T: What did you do on the Indiana?

G: First, we made a couple of shakedown cruises off Portland, Maine. As I said, only 300 of us were sailors and the rest were farmers who had never seen the ocean before. We sailed around and came back in every night. Eventually we got orders to go to the South Pacific. We went down to Panama on the Atlantic side about 4:00 in the morning and there must have been 200 or 300 ships waiting to go through the canal. I knew this was going to take a while. By sunset that day we were through the canal and out of sight of land. We had priority because Guadalcanal was just starting up.

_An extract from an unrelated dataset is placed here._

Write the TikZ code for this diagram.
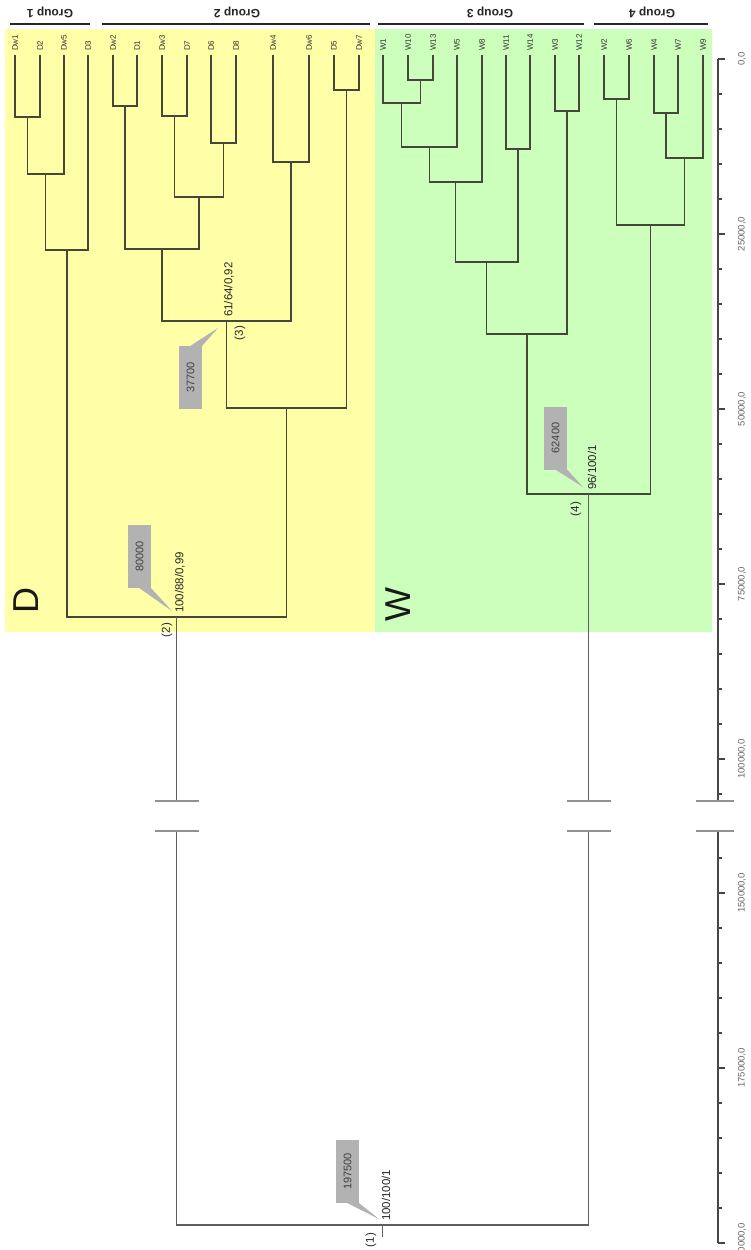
\documentclass[tikz,border=0pt]{standalone}
\usepackage{fontspec}
\setmainfont{Liberation Sans}
\definecolor{dzone}{RGB}{255,255,168}
\definecolor{wzone}{RGB}{205,255,188}
\definecolor{branchc}{RGB}{70,70,58}
\definecolor{trunkc}{RGB}{95,95,95}
\definecolor{breakc}{RGB}{145,145,145}
\definecolor{boxc}{RGB}{178,178,178}
\definecolor{axisc}{RGB}{70,70,70}

\begin{document}
\begin{tikzpicture}
  [x=1pt,y=-1pt,
   leaf/.style={rotate=90,anchor=west,inner sep=0pt,text=black!80,font=\fontsize{8}{8}\selectfont},
   branch/.style={draw=branchc,line width=1.3pt},
   trunk/.style={draw=trunkc,line width=1.3pt},
   support/.style={rotate=90,anchor=west,inner sep=1pt,text=black!85,font=\fontsize{11.5}{11.5}\selectfont},
   clade no/.style={rotate=90,inner sep=0pt,text=black!85,font=\fontsize{11.5}{11.5}\selectfont},
   age/.style={rotate=90,fill=boxc,minimum width=63pt,minimum height=23pt,inner sep=0pt,text=black!75,font=\fontsize{11}{11}\selectfont},
   group/.style={rotate=180,text=black!85,font=\bfseries\fontsize{12}{12}\selectfont},
   gbar/.style={line width=2.5pt,black!85},
   gap/.style={breakc,line width=1.3pt},
   tick/.style={axisc,line width=1.2pt},
   tick label/.style={rotate=90,text=black!60,font=\fontsize{9.5}{9.5}\selectfont},
   zone/.style={rotate=90,text=black!90,font=\fontsize{36}{36}\selectfont}]
  \useasboundingbox (0,0) rectangle (750,1250);
  \fill[dzone] (5,29) rectangle (375,632);
  \fill[wzone] (375,29) rectangle (712,632);

  \draw[gbar] (10,24) -- (90,24);
  \draw[gbar] (102,24) -- (370,24);
  \draw[gbar] (378,24) -- (584,24);
  \draw[gbar] (594,24) -- (708,24);
  \node[group] (g1) at (50,12) {Group 1};
  \node[group] (g2) at (237,12) {Group 2};
  \node[group] (g3) at (490,12) {Group 3};
  \node[group] (g4) at (652,12) {Group 4};

  \foreach \n/\x in {Dw1/15,D2/40,Dw5/64,D3/88,Dw2/113,D1/137,Dw3/162,D7/187,D6/211,D8/236,Dw4/273,Dw6/309,D5/334,Dw7/359,
                     W1/383,W10/408,W13/433,W5/457,W8/482,W11/506,W14/530,W3/555,W12/579,W2/604,W6/629,W4/654,W7/678,W9/703}
  {
    \coordinate (\n) at (\x,55);
    \node[leaf] (l\n) at (\x,51) {\n};
  }

  \coordinate (j1) at (27.5,117);
  \coordinate (j2) at (45.8,174);
  \coordinate (j3) at (66.9,250);
  \coordinate (j4) at (125,106);
  \coordinate (j5) at (174.5,116);
  \coordinate (j6) at (223.5,143);
  \coordinate (j7) at (199,197);
  \coordinate (j8) at (162,249);
  \coordinate (j9) at (291,162);
  \coordinate (n3) at (226.5,321);
  \coordinate (j10) at (346.5,90);
  \coordinate (j11) at (286.8,408);
  \coordinate (n2) at (176.8,617);
  \draw[branch] (Dw1) |- (j1) -| (D2);
  \draw[branch] (j1) |- (j2) -| (Dw5);
  \draw[branch] (j2) |- (j3) -| (D3);
  \draw[branch] (Dw2) |- (j4) -| (D1);
  \draw[branch] (Dw3) |- (j5) -| (D7);
  \draw[branch] (D6) |- (j6) -| (D8);
  \draw[branch] (j5) |- (j7) -| (j6);
  \draw[branch] (j4) |- (j8) -| (j7);
  \draw[branch] (Dw4) |- (j9) -| (Dw6);
  \draw[branch] (j8) |- (n3) -| (j9);
  \draw[branch] (D5) |- (j10) -| (Dw7);
  \draw[branch] (n3) |- (j11) -| (j10);
  \draw[branch] (j3) |- (n2) -| (j11);

  \coordinate (k1) at (420.5,80);
  \coordinate (k2) at (401.8,103);
  \coordinate (k3) at (429.4,147);
  \coordinate (k4) at (455.7,182);
  \coordinate (k5) at (518,149);
  \coordinate (k6) at (486.8,262);
  \coordinate (k7) at (567,111);
  \coordinate (k8) at (527,334);
  \coordinate (k9) at (616.5,99);
  \coordinate (k10) at (666,113);
  \coordinate (k11) at (684.5,158);
  \coordinate (k12) at (650.5,225);
  \coordinate (n4) at (588.8,494);
  \draw[branch] (W10) |- (k1) -| (W13);
  \draw[branch] (W1) |- (k2) -| (k1);
  \draw[branch] (k2) |- (k3) -| (W5);
  \draw[branch] (k3) |- (k4) -| (W8);
  \draw[branch] (W11) |- (k5) -| (W14);
  \draw[branch] (k4) |- (k6) -| (k5);
  \draw[branch] (W3) |- (k7) -| (W12);
  \draw[branch] (k6) |- (k8) -| (k7);
  \draw[branch] (W2) |- (k9) -| (W6);
  \draw[branch] (W4) |- (k10) -| (W7);
  \draw[branch] (k10) |- (k11) -| (W9);
  \draw[branch] (k9) |- (k12) -| (k11);
  \draw[branch] (k8) |- (n4) -| (k12);

  \coordinate (cut1) at (0,801);
  \coordinate (cut2) at (0,831);
  \coordinate (n1) at (382.8,1225);
  \draw[trunk] (n2) -- (n2 |- cut1);
  \draw[trunk] (n4) -- (n4 |- cut1);
  \draw[trunk] (n2 |- cut2) |- (n1) -| (n4 |- cut2);
  \draw[trunk] (n1) -- ++(0,12);
  \foreach \c in {n2,n4}
    \foreach \k in {cut1,cut2}
      \draw[gap] (\c |- \k) ++(-22,0) -- ++(44,0);

  \draw[tick] (718,59) -- (718,801) (718,831) -- (718,1243);
  \foreach \v in {0,5,...,105}
    \draw[tick] (718,59+7*\v) -- ++(4,0);
  \foreach \v in {145,150,...,200}
    \draw[tick] (718,893+7*\v-1050) -- ++(4,0);
  \foreach \v/\t in {0/0,25/25000,50/50000,75/75000,100/100000}
  {
    \draw[tick] (718,59+7*\v) -- ++(7,0);
    \node[tick label] (a\v) at (742,59+7*\v) {\t,0};
  }
  \foreach \v in {150,175,200}
  {
    \draw[tick] (718,893+7*\v-1050) -- ++(7,0);
    \node[tick label] (a\v) at (742,893+7*\v-1050) {\v000,0};
  }
  \draw[gap] (696,801) -- (734,801) (696,831) -- (734,831);

  \node[age] (c1) at (347.5,1171.5) {197500};
  \node[age] (c2) at (139.5,556.5) {80000};
  \node[age] (c3) at (190.5,377.5) {37700};
  \node[age] (c4) at (555.5,438) {62400};
  \coordinate (p1) at (379,1219);
  \coordinate (p2) at (172,611);
  \coordinate (p3) at (218,328);
  \coordinate (p4) at (583,487);
  \fill[boxc] (c1.west) -- (c1.south west) -- (p1) -- cycle;
  \fill[boxc] (c2.west) -- (c2.south west) -- (p2) -- cycle;
  \fill[boxc] (c3.east) -- (c3.south east) -- (p3) -- cycle;
  \fill[boxc] (c4.west) -- (c4.south west) -- (p4) -- cycle;

  \node[support] (s1) at (386,1222) {100/100/1};
  \node[support] (s2) at (180,614) {100/88/0,99};
  \node[support] (s3) at (229,318) {61/64/0,92};
  \node[support] (s4) at (592,491) {96/100/1};
  \node[clade no] (r1) at (371,1240) {(1)};
  \node[clade no] (r2) at (167,630) {(2)};
  \node[clade no] (r3) at (240,333) {(3)};
  \node[clade no] (r4) at (576,509) {(4)};

  \node[zone] (zd) at (26,600) {D};
  \node[zone] (zw) at (398,605) {W};
\end{tikzpicture}
\end{document}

T: What did you do at Guadalcanal?

G: We sailed up and down the islands. Every night at 4:00 in the afternoon we started heading south, and every day the Japanese would start heading south. We were both heading south and we made damn sure we didn’t see them and they made damn sure they didn’t see us and this was every day. Then at 4:00 in the morning we would start going north and the Japanese would start going north and we made sure we never saw each other. I was on so many ships during that time period. I was on board the Indiana when we collided with the Washington at Kwajalein. We lost eight or nine guys and the Washington had 20 or 30 feet of its bow missing.

T: What caused the collision?

G: I don’t know, but they ran right into our starboard side and one of our steel plates was sticking out 20 or 25 feet. The next morning we found a desk from the Washington on our quarterdeck. The pens were still in the holder and the picture of his girlfriend was still sitting on the deck.

T: Where were you when the war ended?

G: Camp Pendleton training for the Joint Assault Signal Company. They hit the beaches and put up signs during the invasion to tell people where to go. The Joint Assault Signal Company are the first ones on the beach, not the Marines, but their life expectancy was about four seconds.

T: When did you get your discharge?

G: I was one of the first ones out. You had to have 44 points to get out and I had 144 points.

T: Today when you hear USS Oklahoma, what do you think of?

G: I love the Oklahoma. It was a damn good ship and we lost a hell of a lot of good men.